(Raw records)
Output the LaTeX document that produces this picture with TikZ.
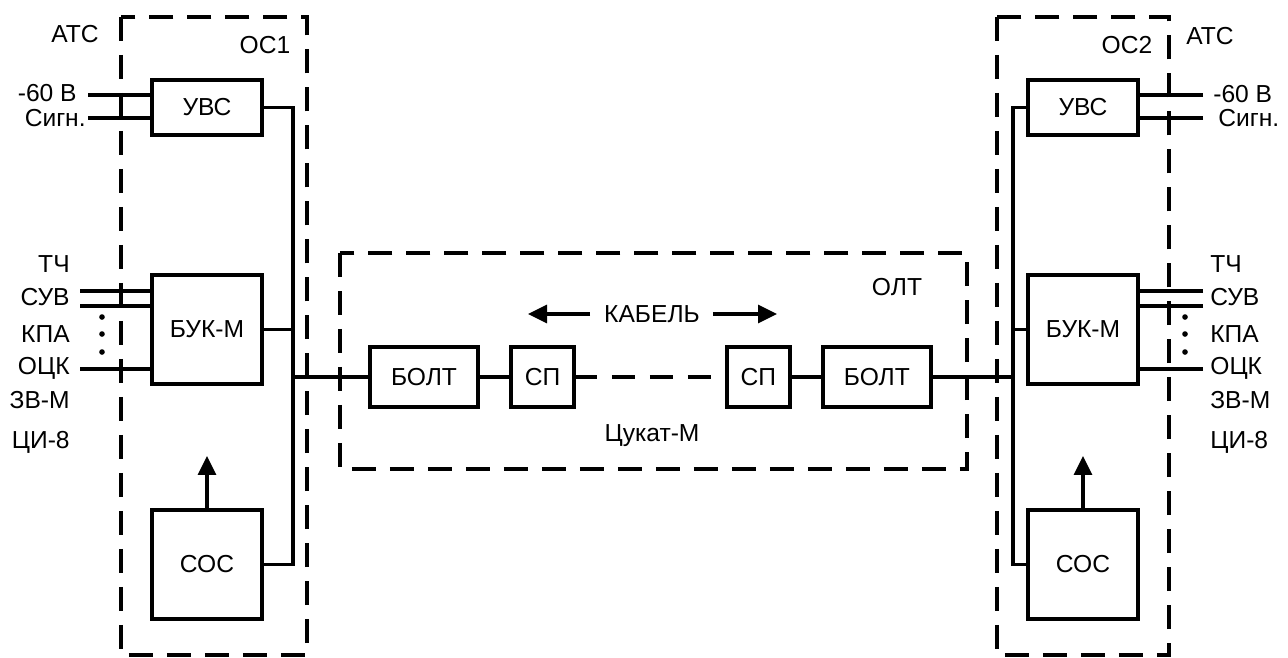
\documentclass[tikz,border=0pt]{standalone}
\usepackage{fontspec}
\setmainfont{Liberation Sans}
\usetikzlibrary{positioning,arrows.meta}
\newcommand{\myfont}{\fontsize{14pt}{16pt}\selectfont}
\newcommand{\minw}{2.2cm}
\newcommand{\minh}{1.1cm}
\newcommand{\minhb}{2.18cm}
\newcommand{\boltw}{2.16cm}
\newcommand{\spw}{1.26cm}
\newcommand{\olth}{1.2cm}
\newcommand{\xdist}{0.66cm}
\newcommand{\xdistb}{3.06cm}
\newcommand{\ydist}{2.8cm}
\newcommand{\ydistb}{2.52cm}

\tikzset{
  block/.style={rectangle, draw=black, line width=1.9pt, fill=white,
    inner sep=1pt, outer sep=0pt, text centered, font=\myfont},
  frame/.style={draw=black, line width=2.6pt, dash pattern=on 0.48cm off 0.28cm},
  wire/.style={draw=black, line width=1.8pt},
  lbl/.style={inner sep=0pt, font=\myfont},
  arr/.style={wire, -{Triangle[length=0.38cm,width=0.36cm]}},
  dotmark/.style={circle, fill=black, inner sep=0pt, minimum size=3.2pt}
}

\begin{document}
\begin{tikzpicture}[x=0.02cm, y=-0.02cm]

  \useasboundingbox (0,0) rectangle (1288,657);

  %%%%%%%%%%%%%%%%%%%%%%%%%%%%%%%%%%%%%%%%%%%%%%%%%%%%%%%%%%%%%%%%%%%%%%%%
  %%%%%%%%%%% frames
  %%%%%%%%%%%%%%%%%%%%%%%%%%%%%%%%%%%%%%%%%%%%%%%%%%%%%%%%%%%%%%%%%%%%%%%%

  % OS1 frame
  \draw[frame] (121,17) rectangle (307,655);
  % OS2 frame
  \draw[frame] (997,17) rectangle (1169,655);
  % OLT frame
  \draw[frame] (340,253) rectangle (967,469);

  %%%%%%%%%%% left station OS1

  % UVS
  \node[block, minimum width=\minw, minimum height=\minh] (uvsl) at (207,107.5) {УВС};

  % BUK-M
  \node[block, minimum width=\minw, minimum height=\minhb,
  below=\ydist of uvsl] (bukl) {БУК-М};

  % SOS
  \node[block, minimum width=\minw, minimum height=\minhb,
  below=\ydistb of bukl] (cosl) {СОС};

  % labels
  \node[lbl] (atsl) at (75,34) {АТС};
  \node[lbl] (os1) at (265,45) {ОС1};
  \node[lbl, anchor=east] (v60l) at (77,93) {-60 В};
  \node[lbl, anchor=east] (sigl) at (86,118) {Сигн.};
  \node[lbl, anchor=east] (tchl) at (70,264) {ТЧ};
  \node[lbl, anchor=east] (suvl) at (70,297) {СУВ};
  \node[lbl, anchor=east] (kpal) at (70,334) {КПА};
  \node[lbl, anchor=east] (ockl) at (70,368) {ОЦК};
  \node[lbl, anchor=east] (zvml) at (70,400) {ЗВ-М};
  \node[lbl, anchor=east] (cil) at (70,442) {ЦИ-8};

  % inputs of UVS
  \coordinate (v60la) at (88,95);
  \coordinate (sigla) at (88,118);
  \draw[wire] (v60la) -- (v60la -| uvsl.west);
  \draw[wire] (sigla) -- (sigla -| uvsl.west);

  % inputs of BUK-M
  \coordinate (in1l) at (80,291);
  \coordinate (in2l) at (80,306);
  \coordinate (in3l) at (80,369);
  \draw[wire] (in1l) -- (in1l -| bukl.west);
  \draw[wire] (in2l) -- (in2l -| bukl.west);
  \draw[wire] (in3l) -- (in3l -| bukl.west);
  \foreach \yy in {317,334,352}
    \node[dotmark] at (102,\yy) {};

  % bus of OS1
  \coordinate (busl) at (293,107.5);
  \draw[wire] (uvsl.east) -- (busl) |- (cosl.east);
  \draw[wire] (bukl.east) -- (bukl.east -| busl);

  % SOS to BUK-M
  \draw[arr] (cosl.north) -- ++(0,-54);

  %%%%%%%%%%% right station OS2

  % UVS
  \node[block, minimum width=\minw, minimum height=\minh] (uvsr) at (1083,107.5) {УВС};

  % BUK-M
  \node[block, minimum width=\minw, minimum height=\minhb,
  below=\ydist of uvsr] (bukr) {БУК-М};

  % SOS
  \node[block, minimum width=\minw, minimum height=\minhb,
  below=\ydistb of bukr] (cosr) {СОС};

  % labels
  \node[lbl] (atsr) at (1210,36) {АТС};
  \node[lbl] (os2) at (1127,45) {ОС2};
  \node[lbl, anchor=west] (v60r) at (1213,94) {-60 В};
  \node[lbl, anchor=west] (sigr) at (1218,118) {Сигн.};
  \node[lbl, anchor=west] (tchr) at (1210,264) {ТЧ};
  \node[lbl, anchor=west] (suvr) at (1210,297) {СУВ};
  \node[lbl, anchor=west] (kpar) at (1210,334) {КПА};
  \node[lbl, anchor=west] (ockr) at (1210,368) {ОЦК};
  \node[lbl, anchor=west] (zvmr) at (1210,400) {ЗВ-М};
  \node[lbl, anchor=west] (cir) at (1210,442) {ЦИ-8};

  % inputs of UVS
  \coordinate (v60ra) at (1203,95);
  \coordinate (sigra) at (1203,118);
  \draw[wire] (v60ra) -- (v60ra -| uvsr.east);
  \draw[wire] (sigra) -- (sigra -| uvsr.east);

  % inputs of BUK-M
  \coordinate (in1r) at (1203,291);
  \coordinate (in2r) at (1203,306);
  \coordinate (in3r) at (1203,369);
  \draw[wire] (in1r) -- (in1r -| bukr.east);
  \draw[wire] (in2r) -- (in2r -| bukr.east);
  \draw[wire] (in3r) -- (in3r -| bukr.east);
  \foreach \yy in {317,334,352}
    \node[dotmark] at (1185,\yy) {};

  % bus of OS2
  \coordinate (busr) at (1013,107.5);
  \draw[wire] (uvsr.west) -- (busr) |- (cosr.west);
  \draw[wire] (bukr.west) -- (bukr.west -| busr);

  % SOS to BUK-M
  \draw[arr] (cosr.north) -- ++(0,-54);

  %%%%%%%%%%% line path OLT

  % BOLT left
  \node[block, minimum width=\boltw, minimum height=\olth] (boltl) at (424,377) {БОЛТ};

  % SP left
  \node[block, minimum width=\spw, minimum height=\olth,
  right=\xdist of boltl] (spl) {СП};

  % SP right
  \node[block, minimum width=\spw, minimum height=\olth,
  right=\xdistb of spl] (spr) {СП};

  % BOLT right
  \node[block, minimum width=\boltw, minimum height=\olth,
  right=\xdist of spr] (boltr) {БОЛТ};

  % labels
  \node[lbl] (olt) at (897,287) {ОЛТ};
  \node[lbl] (kabel) at (652,314) {КАБЕЛЬ};
  \node[lbl] (cukat) at (652,436) {Цукат-М};

  % cable arrows
  \draw[arr] ([xshift=-1.24cm]kabel.center) -- ++(-62,0);
  \draw[arr] ([xshift=1.22cm]kabel.center) -- ++(64,0);

  % links
  \draw[wire] (boltl) -- (spl);
  \draw[wire, dash pattern=on 0.46cm off 0.3cm] (spl) -- (spr);
  \draw[wire] (spr) -- (boltr);
  \draw[wire] (boltl.west) -- (boltl.west -| busl);
  \draw[wire] (boltr.east) -- (boltr.east -| busr);

\end{tikzpicture}
\end{document}
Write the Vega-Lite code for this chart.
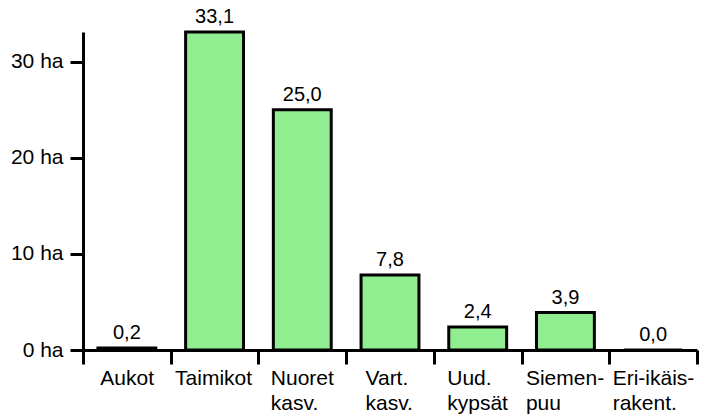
{
  "$schema": "https://vega.github.io/schema/vega-lite/v6.json",
  "width": 614,
  "height": 318,
  "autosize": {"type": "none"},
  "padding": {"left": 83, "top": 32, "right": 11, "bottom": 66},
  "background": "white",
  "config": {
    "view": {"stroke": null},
    "font": "Liberation Sans",
    "locale": {"number": {"decimal": ",", "thousands": " ", "grouping": [3], "currency": ["", " €"]}}
  },
  "data": {
    "values": [
      {"category": "Aukot", "value": 0.2},
      {"category": "Taimikot", "value": 33.1},
      {"category": "Nuoret kasv.", "value": 25.0},
      {"category": "Vart. kasv.", "value": 7.8},
      {"category": "Uud. kypsät", "value": 2.4},
      {"category": "Siemen- puu", "value": 3.9},
      {"category": "Eri-ikäis- rakent.", "value": 0.0}
    ]
  },
  "encoding": {
    "x": {
      "field": "category",
      "type": "nominal",
      "sort": null,
      "scale": {"paddingInner": 0, "paddingOuter": 0},
      "axis": {
        "title": null,
        "labelAngle": 0,
        "labelExpr": "split(datum.label, ' ')",
        "labelFontSize": 21,
        "labelColor": "black",
        "labelFont": "Liberation Sans",
        "labelLineHeight": 25,
        "labelAlign": "left",
        "labelBaseline": "top",
        "labelPadding": 3,
        "labelOffset": {
          "condition": [
            {"test": "datum.value == 'Aukot'", "value": -27},
            {"test": "datum.value == 'Taimikot'", "value": -40},
            {"test": "datum.value == 'Nuoret kasv.'", "value": -32},
            {"test": "datum.value == 'Vart. kasv.'", "value": -25},
            {"test": "datum.value == 'Uud. kypsät'", "value": -31},
            {"test": "datum.value == 'Siemen- puu'", "value": -40}
          ],
          "value": -41
        },
        "tickBand": "extent",
        "tickSize": 14,
        "tickWidth": 3,
        "tickColor": "black",
        "domainColor": "black",
        "domainWidth": 3,
        "labelOverlap": false,
        "labelLimit": 0
      }
    }
  },
  "layer": [
    {
      "mark": {"type": "bar", "fill": "#90EE90", "stroke": "black", "strokeWidth": 3, "width": {"band": 0.66}},
      "encoding": {
        "y": {
          "field": "value",
          "type": "quantitative",
          "scale": {"domain": [0, 33.1], "nice": false, "zero": true},
          "axis": {
            "title": null,
            "values": [0, 10, 20, 30],
            "labelExpr": "datum.value + ' ha'",
            "labelFontSize": 21,
            "labelColor": "black",
            "labelFont": "Liberation Sans",
            "labelPadding": 7,
            "tickSize": 13,
            "tickWidth": 3,
            "tickColor": "black",
            "domainColor": "black",
            "domainWidth": 3,
            "grid": false
          }
        }
      }
    },
    {
      "mark": {"type": "text", "baseline": "bottom", "dy": -5, "fontSize": 20, "font": "Liberation Sans", "color": "black"},
      "encoding": {
        "y": {"field": "value", "type": "quantitative"},
        "text": {"field": "value", "type": "quantitative", "format": ".1f"}
      }
    }
  ]
}
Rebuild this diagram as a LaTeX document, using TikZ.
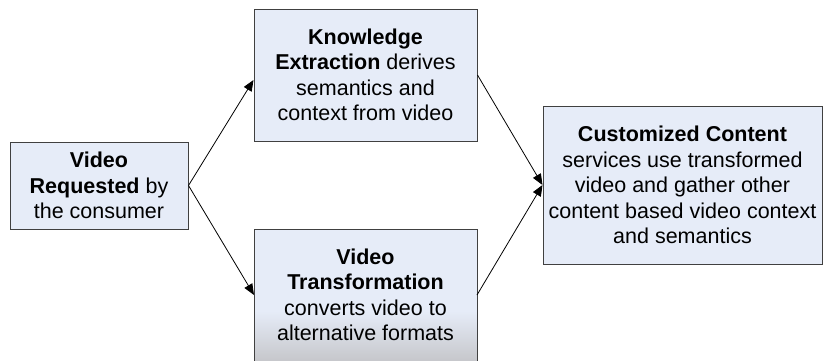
\documentclass[tikz,border=0pt]{standalone}
\usepackage{fontspec}
\setmainfont{Liberation Sans}
\usetikzlibrary{arrows.meta}
\definecolor{boxfill}{RGB}{230,236,248}
\definecolor{boxline}{RGB}{64,64,64}
\definecolor{boxgray}{RGB}{198,199,203}
\begin{document}
\begin{tikzpicture}[x=1pt,y=-1pt,
  stepbox/.style={draw=boxline, line width=1pt, fill=boxfill, rectangle, inner sep=0pt,
    align=center, font=\fontsize{21.5}{25.5}\selectfont},
  conn/.style={-{Triangle[length=11pt,width=9pt]}, line width=0.8pt, black}]
\useasboundingbox (0,0) rectangle (823,360);
\clip (0,0) rectangle (823,360);
\node[stepbox, minimum width=178pt, minimum height=87pt] (req) at (99,185.5)
  {\textbf{Video}\\\textbf{Requested} by\\the consumer};
\node[stepbox, minimum width=223pt, minimum height=132pt] (ke) at (365.5,75)
  {\textbf{Knowledge}\\\textbf{Extraction} derives\\semantics and\\context from video};
\node[stepbox, draw=none, outer sep=0pt, minimum width=223pt, minimum height=132pt] (vt) at (365.5,295) {};
\shade[top color=boxfill, bottom color=boxgray]
  ([yshift=50pt]vt.south west) rectangle (vt.south east);
\draw[boxline, line width=1pt] (vt.south west) rectangle (vt.north east);
\node[align=center, inner sep=0pt, font=\fontsize{21.5}{25.5}\selectfont] (vtt) at (vt.center)
  {\textbf{Video}\\\textbf{Transformation}\\converts video to\\alternative formats};
\node[stepbox, minimum width=279pt, minimum height=158pt] (cc) at (682.5,185)
  {\textbf{Customized Content}\\services use transformed\\video and gather other\\content based video context\\and semantics};
\draw[conn] (req.east) -- ([yshift=-5pt]ke.west);
\draw[conn] (req.east) -- (vt.west);
\draw[conn] (ke.east) -- (cc.west);
\draw[conn] (vt.east) -- (cc.west);
\end{tikzpicture}
\end{document}
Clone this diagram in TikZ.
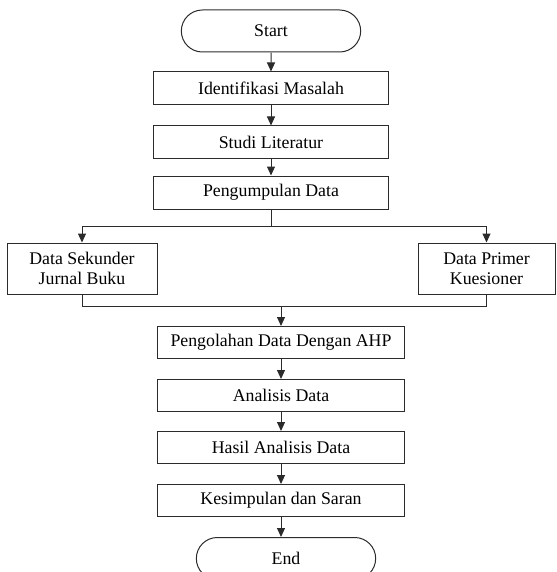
\documentclass[tikz,border=0pt]{standalone}
\usepackage{fontspec}
\setmainfont{Liberation Serif}
\usepackage{tikz}
\usetikzlibrary{arrows.meta,positioning,shapes.misc}
\definecolor{ink}{HTML}{2B2B2B}

\begin{document}
\begin{tikzpicture}[x=1pt, y=1pt,
  font=\fontsize{17.8}{20}\selectfont,
  term/.style={draw=ink, line width=1pt, rounded rectangle, minimum width=186pt,
               minimum height=42pt},
  box/.style={draw=ink, line width=1pt, minimum width=235pt, minimum height=33pt},
  lbox/.style={draw=ink, line width=1pt, minimum width=247pt, minimum height=32pt},
  side/.style={draw=ink, line width=1pt, minimum height=51pt, align=center},
  line/.style={draw=ink, line width=1pt},
  arr/.style={line, -{Triangle[length=9pt, width=8pt]}}
]
  \clip (0,0) rectangle (556,-572);

  \node[term] (start) at (271,-31) {Start};
  \node[box, below=19pt of start] (ident) {Identifikasi Masalah};
  \node[box, below=20pt of ident] (studi) {Studi Literatur};
  \node[box, below=16pt of studi] (kumpul) {Pengumpulan Data};

  \node[side, minimum width=150pt] (sekunder) at (82,-268.5) {Data Sekunder\\Jurnal Buku};
  \node[side, minimum width=137pt] (primer) at (486.5,-268.5) {Data Primer\\Kuesioner};

  \coordinate[below=17pt of kumpul.south] (split);
  \coordinate (merge) at (281,-306);

  \node[lbox, below=20pt of merge, anchor=north] (olah) {Pengolahan Data Dengan AHP};
  \node[lbox, below=20pt of olah] (analisis) {Analisis Data};
  \node[lbox, below=19pt of analisis] (hasil) {Hasil Analisis Data};
  \node[lbox, below=20pt of hasil] (simpul) {Kesimpulan dan Saran};
  \node[term, below=20pt of simpul, xshift=5pt] (end) {End};

  \draw[arr] (start) -- (ident);
  \draw[arr] (ident) -- (studi);
  \draw[arr] (studi) -- (kumpul);

  % percabangan data
  \draw[line] (kumpul) -- (split);
  \draw[arr] (split) -| (sekunder.north);
  \draw[arr] (split) -| (primer.north);
  \draw[line] (sekunder.south) |- (merge);
  \draw[line] (primer.south) |- (merge);

  \draw[arr] (merge) -- (olah);
  \draw[arr] (olah) -- (analisis);
  \draw[arr] (analisis) -- (hasil);
  \draw[arr] (hasil) -- (simpul);
  \draw[arr] (simpul.south) -- (simpul.south |- end.north);
\end{tikzpicture}
\end{document}
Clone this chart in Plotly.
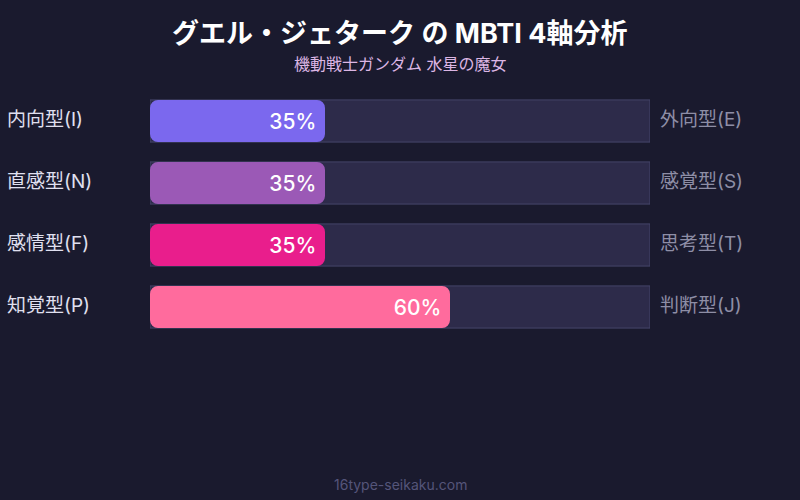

> The exercise: Set out every line from the material that contains the string "this".

> Response:
Output the LaTeX document that produces this picture with TikZ.
Write the Vega-Lite code for this chart.
Rebuild this diagram as a LaTeX document, using TikZ.
Clone this diagram in TikZ.
Clone this chart in Plotly.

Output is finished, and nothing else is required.